La justice allemande s’oppose à la politique migratoire du chancelier Merz
La principale mesure prise par le gouvernement Merz depuis son entrée en fonction il y a un mois, qui concerne la politique migratoire figurant au cœur de ses projets de réforme, a été sèchement recalée lundi par un tribunal administratif régional. La cour de Berlin a jugé «illégal» le refoulement de trois demandeurs d’asile d’origine somalienne arrivés le 9 mai à la gare frontalière de Francfort-sur-l’Oder, en provenance de Pologne. Ces derniers avaient porté plainte dans la foulée.
La décision d’un renvoi à la frontière des demandeurs d’asile avait été prise par le nouveau ministre de l’Intérieur Alexander Dobrindt, un conservateur bavarois, au lendemain même de l’élection de Friedrich Merz au Bundestag, et largement critiqué par les pays voisins, Pologne en tête. Ce projet avait également irrité le partenaire social-démocrate de la coalition, en plus des dirigeants européens qui y revoyaient une remise en cause de l’accord de Dublin sur lequel se fonde la politique communautaire sur le droit d’asile. Le tribunal administratif a donné raison à ces derniers. Son jugement n’est pas susceptible d’appel.

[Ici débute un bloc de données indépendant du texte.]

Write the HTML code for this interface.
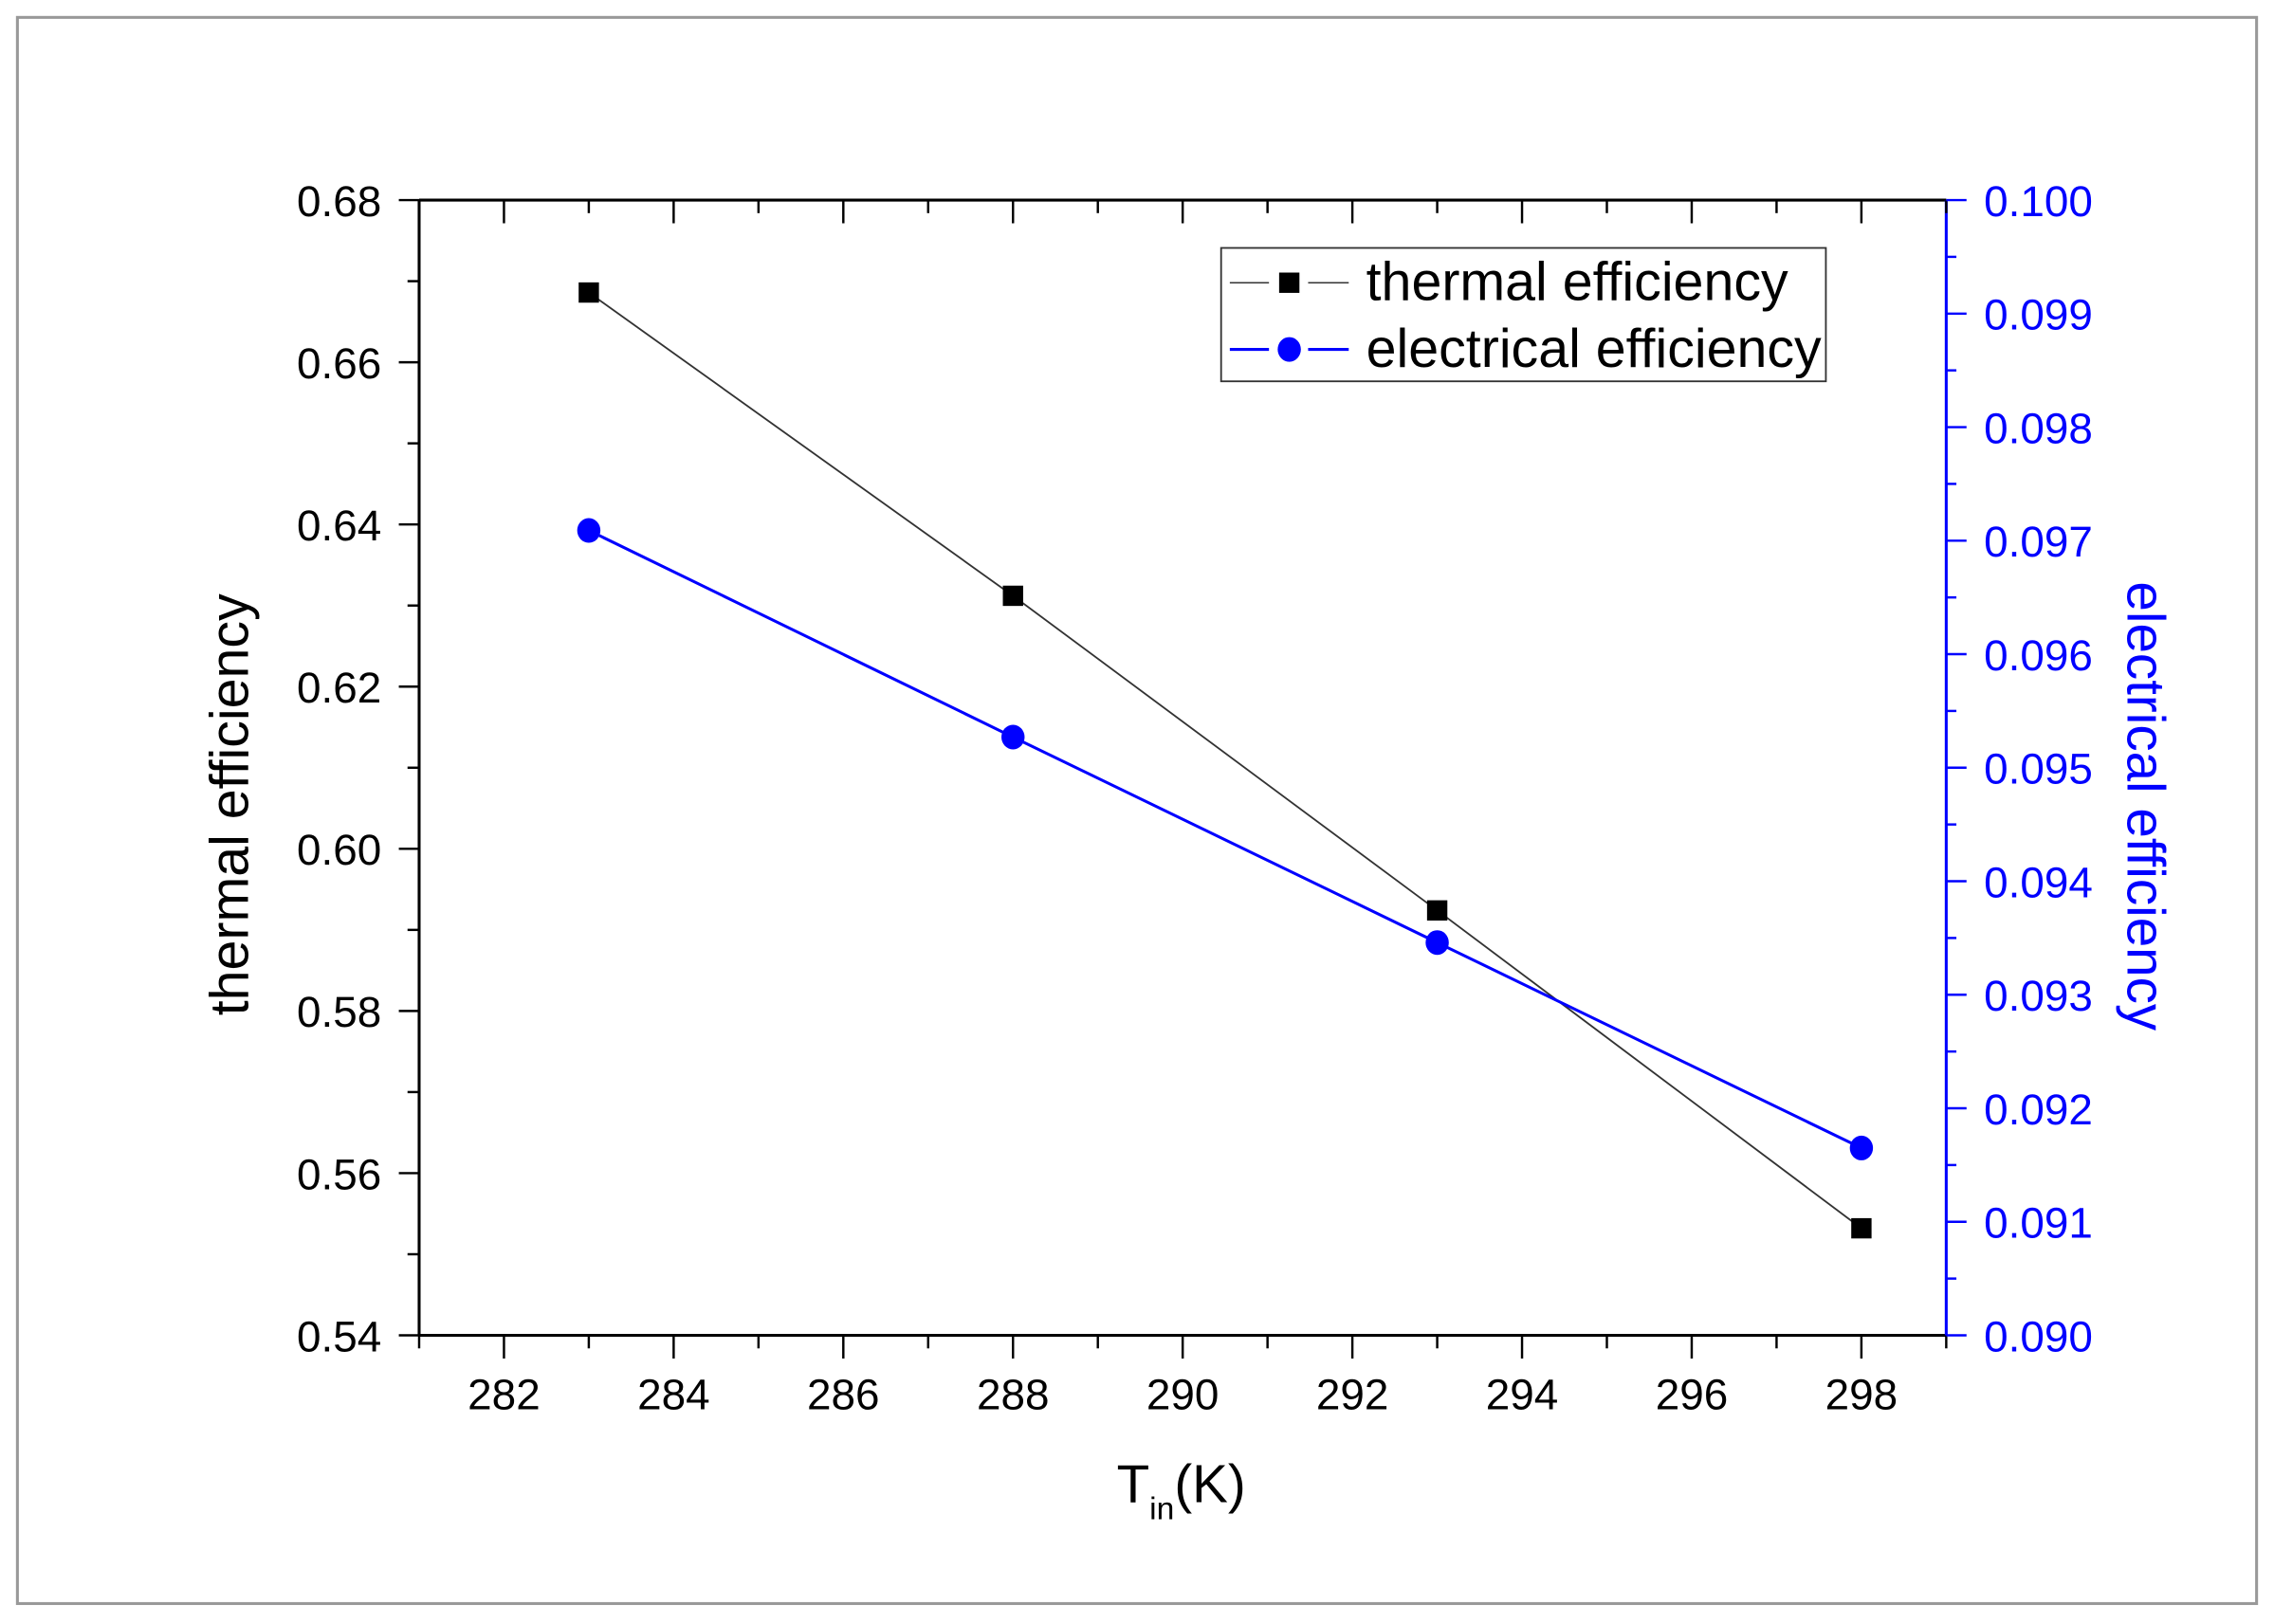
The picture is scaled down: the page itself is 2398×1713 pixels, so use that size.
<!DOCTYPE html>
<html><head><meta charset="utf-8"><style>
html,body{margin:0;padding:0;background:#fff;}
svg{display:block;font-family:"Liberation Sans",Arial,sans-serif;}
</style></head><body>
<svg id="chart" width="2398" height="1713" viewBox="0 0 1568 1120.1" xmlns="http://www.w3.org/2000/svg">
<rect x="12" y="12" width="1544" height="1094" fill="#fff" stroke="#999" stroke-width="2"/>
<g id="axes"></g>
<g id="series"></g>
<g>
  <rect x="842" y="171" width="417" height="92" fill="#fff" stroke="#333" stroke-width="1.2"/>
  <g>
    <line x1="848" y1="195" x2="875" y2="195" stroke="#333" stroke-width="1"/>
    <line x1="902" y1="195" x2="930" y2="195" stroke="#333" stroke-width="1"/>
    <rect x="882" y="188" width="14" height="14" fill="#000"/>
    <text x="942" y="207" font-size="37.5" fill="#000">thermal efficiency</text>
  </g>
  <g>
    <line x1="848" y1="241" x2="875" y2="241" stroke="#00f" stroke-width="2"/>
    <line x1="902" y1="241" x2="930" y2="241" stroke="#00f" stroke-width="2"/>
    <ellipse cx="889" cy="241" rx="8" ry="8.5" fill="#00f"/>
    <text x="942" y="253" font-size="37.5" fill="#000">electrical efficiency</text>
  </g>
</g>
<text font-size="37.5" fill="#000" text-anchor="middle" transform="translate(171 555) rotate(-90)">thermal efficiency</text>
<text font-size="37" fill="#00f" text-anchor="middle" transform="translate(1467 556) rotate(90)">electrical efficiency</text>
<text x="770" y="1036" font-size="37" fill="#000">T<tspan font-size="22" dy="12">in</tspan><tspan dy="-12">(K)</tspan></text>
</svg>
<script>
const xValues = [283, 288, 293, 298];
const thermalValues = [0.6686, 0.6312, 0.5924, 0.5532];
const electricalValues = [0.09709, 0.09527, 0.09346, 0.09165];
const xTickLabels = ["282","284","286","288","290","292","294","296","298"];
const leftTickLabels = ["0.54","0.56","0.58","0.60","0.62","0.64","0.66","0.68"];
const rightTickLabels = ["0.090","0.091","0.092","0.093","0.094","0.095","0.096","0.097","0.098","0.099","0.100"];

const NS = "http://www.w3.org/2000/svg";
const L = 289, R = 1342, T = 138, B = 921;
const xMin = 281, xMax = 299, yMin = 0.54, yMax = 0.68, y2Min = 0.090, y2Max = 0.100;
const sx = v => L + (v - xMin) / (xMax - xMin) * (R - L);
const sy = v => B - (v - yMin) / (yMax - yMin) * (B - T);
const sy2 = v => B - (v - y2Min) / (y2Max - y2Min) * (B - T);
const axes = document.getElementById('axes');
const series = document.getElementById('series');
function mk(tag, attrs, parent) {
  const e = document.createElementNS(NS, tag);
  for (const k in attrs) e.setAttribute(k, attrs[k]);
  parent.appendChild(e);
  return e;
}
function line(x1, y1, x2, y2, c, w, p) { return mk('line', {x1, y1, x2, y2, stroke: c, 'stroke-width': w}, p); }

let a;
a = line(L, B, R, B, '#000', 2, axes);


a = line(L, T, R, T, '#000', 2, axes);


a = line(L, T, L, B, '#000', 2, axes);


a = line(R, T, R, B, '#00f', 2, axes);



for (let v = xMin; v <= xMax; v++) {
  const x = sx(v), major = v % 2 === 0;
  line(x, B, x, B + (major ? 16 : 9), '#000', 1.6, axes);
  line(x, T, x, T + (major ? 16 : 9), '#000', 1.6, axes);
}
xTickLabels.forEach(s => {
  const t = mk('text', {x: sx(+s), y: 972, 'font-size': 30, 'text-anchor': 'middle', fill: '#000'}, axes);
  
  
  t.textContent = s;
});
for (let i = 0; i <= 14; i++) {
  const y = sy(yMin + i * 0.01), major = i % 2 === 0;
  line(L - (major ? 14 : 8), y, L, y, '#000', 1.6, axes);
}
leftTickLabels.forEach(s => {
  const t = mk('text', {x: 263, y: sy(+s) + 11, 'font-size': 30, 'text-anchor': 'end', fill: '#000'}, axes);
  
  
  t.textContent = s;
});
for (let i = 0; i <= 20; i++) {
  const y = sy2(y2Min + i * 0.0005), major = i % 2 === 0;
  line(R, y, R + (major ? 14 : 7), y, '#00f', 1.6, axes);
}
rightTickLabels.forEach(s => {
  const t = mk('text', {x: 1368, y: sy2(+s) + 11, 'font-size': 30, 'text-anchor': 'start', fill: '#00f'}, axes);
  
  
  t.textContent = s;
});

const tp = mk('polyline', {points: xValues.map((x, i) => sx(x) + ',' + sy(thermalValues[i])).join(' '), fill: 'none', stroke: '#333', 'stroke-width': 1.2}, series);


const ep = mk('polyline', {points: xValues.map((x, i) => sx(x) + ',' + sy2(electricalValues[i])).join(' '), fill: 'none', stroke: '#00f', 'stroke-width': 2}, series);


xValues.forEach((x, i) => {
  const r = mk('rect', {x: sx(x) - 7, y: sy(thermalValues[i]) - 7, width: 14, height: 14, fill: '#000'}, series);
  
  
  const c = mk('ellipse', {cx: sx(x), cy: sy2(electricalValues[i]), rx: 8, ry: 8.5, fill: '#00f'}, series);
  
  
});
</script>
</body></html>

Le gouvernement prêt au bras de fer
«Les personnes qui demandent l’asile lors d’un contrôle aux frontières sur le territoire allemand ne peuvent être refoulées sans que la procédure de Dublin ait été appliquée», a confirmé la juridiction dans un communiqué. Les autorités allemandes se voient reprocher de ne pas avoir pris connaissance des conditions d’entrée dans l’UE des trois réfugiés somaliens, avant de les refouler. Ces derniers ne constituaient pas davantage une menace pour l’ordre public, qui aurait été susceptible le cas échéant, de justifier leur renvoi.
Le ministre de l’Intérieur a minimisé la portée du jugement, niant que celui-ci puisse faire jurisprudence. «Nous estimons que la base juridique (du gouvernement NDLR) est établie et nous continuerons à procéder ainsi, indépendamment de cette décision individuelle», a déclaré le ministre CSU, manifestement prêt au bras de fer avec l’institution judiciaire. Il a précisé que les trois plaignants concernés avaient déjà tenté à trois reprises d’entrer en Allemagne.
Les frontaliers pénalisés
Cette politique de renvoi automatique, et le durcissement de la politique migratoire qui va avec, avait été élaborée durant la campagne électorale elle-même émaillée par des attaques au couteau meurtrières commises par des immigrés en situation irrégulière. Elle avait enflammé le débat politique alors que le candidat de la CDU avait tenté en vain de faire voter une proposition de loi avec les voix de l’AfD. Depuis sa mise en œuvre le 7 mai, la Pologne et son Premier ministre Donald Tusk, ainsi que le gouvernement tchèque, avaient été les plus critiques à l’encontre du gouvernement allemand. Les travailleurs frontaliers se plaignent par ailleurs des délais occasionnés par les contrôles aux frontières.
Les municipalités voisines de Strasbourg et Kehl (Allemagne) s’en sont mêmes émues dans une lettre commune adressée à la chancellerie. Pour sa part, l’ambassade de France en Allemagne a demandé par écrit des précisions sur la politique migratoire allemande, soulignant que les deux pays «partagent le souci commun de limiter autant que possible les restrictions imposées aux frontaliers».
En parallèle, le gouvernement allemand vient d’adopter un projet de loi visant à suspendre le regroupement familial pour les réfugiés n’ayant obtenu qu’un statut subsidiaire (d’un niveau inférieur à la protection complète et plus transitoire). Les mécanismes de naturalisation accélérée sont également remis en cause. La polémique risque de repartir.
Dans la soirée, le groupe des Verts, principale force d’opposition en dehors de l’AfD, a vu dans les refoulements du gouvernement une «violation flagrante du droit». Les écologistes ont exigé de Friedrich Merz qu’il mette «immédiatement fin aux blocages aux frontières, clarifie la situation et arrête immédiatement les expulsions illégales».